Have you met your friends early in the morning at your favorite café, its air redolent with the smell of baking and roasted coffee?  Have you laughed with your friends about past disasters, shared present fears, unearthed evidence of heartbreak, dissected mysterious dreams, admitted to secrets and to hopes and plans for future days?

Have you then taken the trolley bus to Chinatown, surrounded by random strangers who all seem unaccountably beautiful, their faces apparently lit from within, transformed by the early afternoon light streaming through the trolley’s steamed up windows?  Have you walked through Chinese gardens glazed with rain, and run your hand across the heads and backs of fu dogs and ancient winged dragons carved from jade?  Have you wound your way down a crowded Saturday sidewalk, stopping in shops to buy curry buns, incense sticks, a paper lantern, a Moleskine sketchbook, a paper fan decorated with flowers and birds?

Have you sat on a park bench and smoked a cigarette in the shadow of a cathedral, admiring the stained-glass windows, watching starlings eating wild berries from a bush in the copse across the street, and listening to a man play a song you’ve never heard before on a bright silver saxophone?  Have you slipped into an art gallery, and looked in awe at oil paintings of a renaissance queen with pearl white skin and a maiden with raven black hair and a neck as lovely as a swan’s?  Afterwards, have you ducked into a movie theatre on a whim, and sat by yourself in the dark, watching a double bill of Casablanca and Blue Velvet?
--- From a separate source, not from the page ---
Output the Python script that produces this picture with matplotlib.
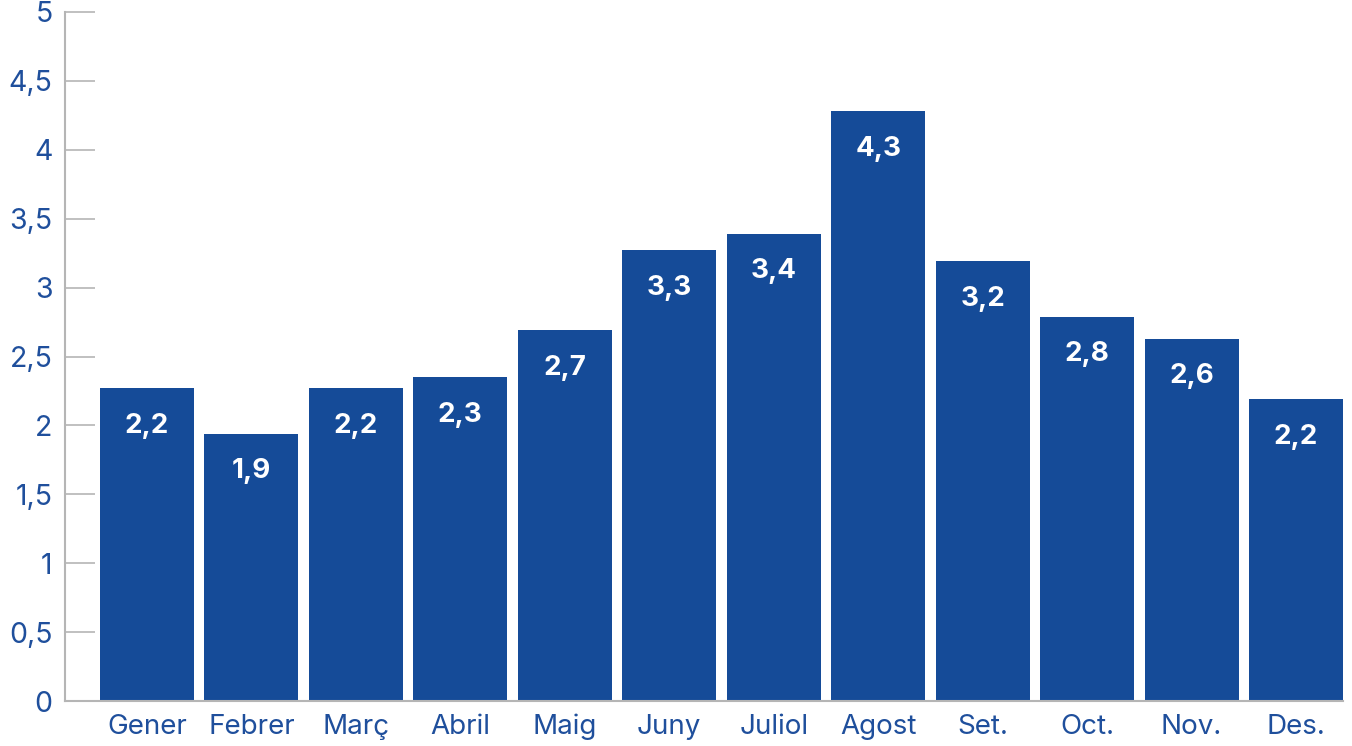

After this, have you traveled home and spent the rest of the afternoon on the bench in your backyard, filling some pages of your new sketchbook with pen-and-ink drawings of weird angels and foxes with wings, before meeting the one you love at the Greek taverna around the corner?  Have you dined on dolmades and moussaka, washed down with glasses of retsina and more coffee, this time pungent and thick, served in tiny China cups?

After dinner, have you gone back across town to a blues bar, and played a game of pool where it seemed like you couldn’t miss a shot?  Then, did you dance to a four-piece band featuring a man whose voice sounded as if his vocal cords had been cured in a whiskey barrel, his fingers flashing across the strings of a National steel guitar?  Finally, have you walked back home in the early morning hours, still a little bit drunk, across the bridge that spans a deep  river that’s like a long black mirror, and looked at the moon hanging like a golden ball above the glittering city skyline?

Have you thought, then, suspended between water that this was one moment in time, one day in time, to justify existence?  Did you promise yourself right then that you would never forget it?  And did you keep that promise?  Did you?